California Lemon Law, for instance, stipulates that a vehicle is a "lemon" if it was repaired four times already; has been out of service for 30 days or has been repaired twice for a defect that can cause serious injury or death while the state of Arkansas requires only three repair attempts and one repair attempt if the defect can cause injury or death.

Most states provide a warranty period of 12 to 24 months or 12,000 to 24,000 miles, whichever comes first in their Lemon Law provisions. The defect must occur within this warranty period.

If the defect is serious, involving the steering wheel or the brakes, consumers are granted one attempt to repair. For safety defects that are not as serious, Lemon Law allows for two attempts at repair. For other defects, consumers can have the car repaired three to four times. If the vehicle has been in the repair shop for a total of 30 days within a year with at least one of those days occurring the first 12,000 miles, then it is considered a lemon.

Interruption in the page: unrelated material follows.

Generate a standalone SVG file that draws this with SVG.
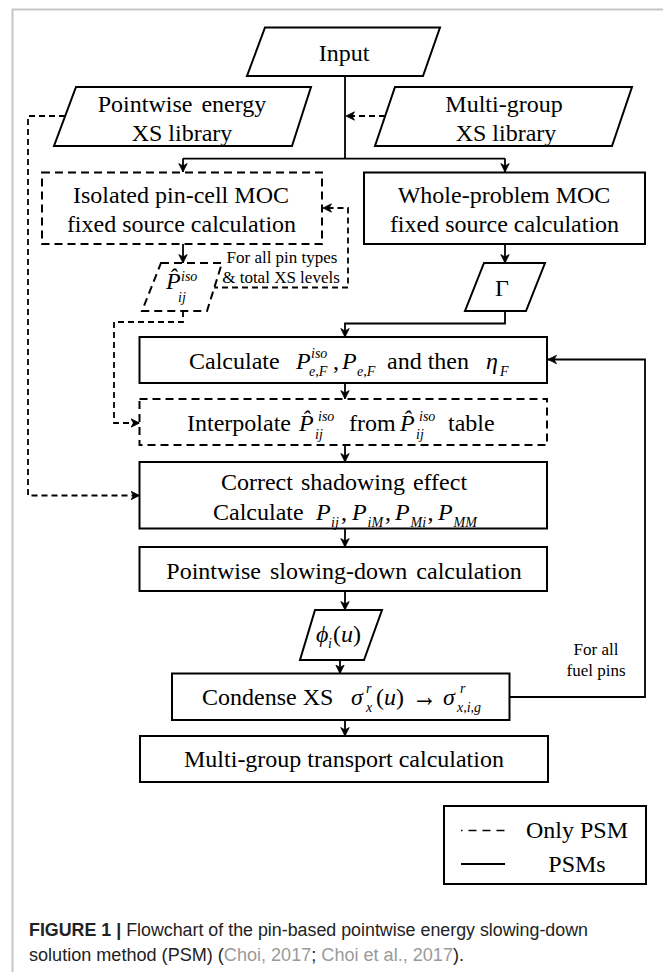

Most Lemon Law allow for an offset in the refund given to the consumer in relation to the car's mileage at the time of the refund. Still, there are no specific guidelines over this and consumers can negotiate.

Though it is relatively easy to deal with some manufacturers, who would voluntarily buy back your "lemon" car, there are some who refuse to. In case this happens, services of lawyers are needed. Recognizing these situations, some State Lemon Law allows consumers to refund their attorney's fees.